A little further along we came to a stunning sculpture, Man & Boy which was erected to commemorate those from Brixham who lost their lives at sea.
In my last post I mentioned that I’d share my experience of my ‘internet date’. For some months now I have been following an excellent blog http://www.margaretpowling.com/ which is written by a lovely lady, a writer who lives in Devon – in fact, just a few miles from Brixham. We have discovered, via our blogs, that we have a great deal in common. It seemed a wasted opportunity for us not to meet up when I was so close. Despite some slight concern from our husbands who have clearly heeded all the advice on staying safe whilst meeting people with whom one has been in contact over the internet, we were both absolutely certain that we’d be ok. And we were – we hit it off immediately, chatted seamlessly for two very enjoyable hours, drank coffee and ate cake in Liberty’s cafe and cocktail bar which is certainly an unusual place. Margaret suggested ‘Art Deco meets fairground’ and I think that’s a pretty apt description. I just know that if we lived closer, we’d meet up on a regular basis .
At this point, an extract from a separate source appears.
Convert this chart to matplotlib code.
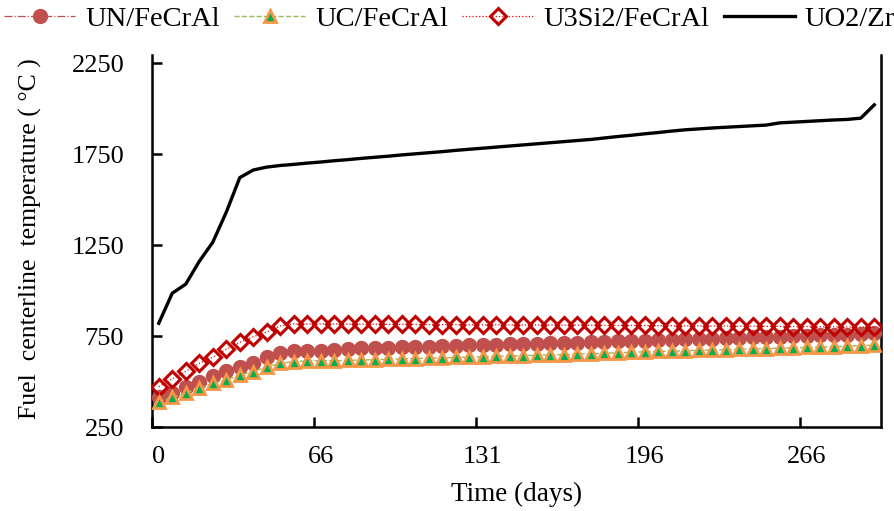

Other highlights of the week included visits to Torquay where we ate a very tasty lunch in the delightful Pier Point restaurant, and to Cockington which I read is the most photographed village in Devon.
On our last day we walked up to Berry Head to see the remains of the Napoleonic fort, relics from the Cold War – the Roc bunker and observation post, and the lighthouse.
Finally we entered the Guardhouse Cafe which is housed in the old guardhouse where a delicious cream tea with warm scones, strawberry jam and thick clotted cream provided a fitting end to our visit to Devon.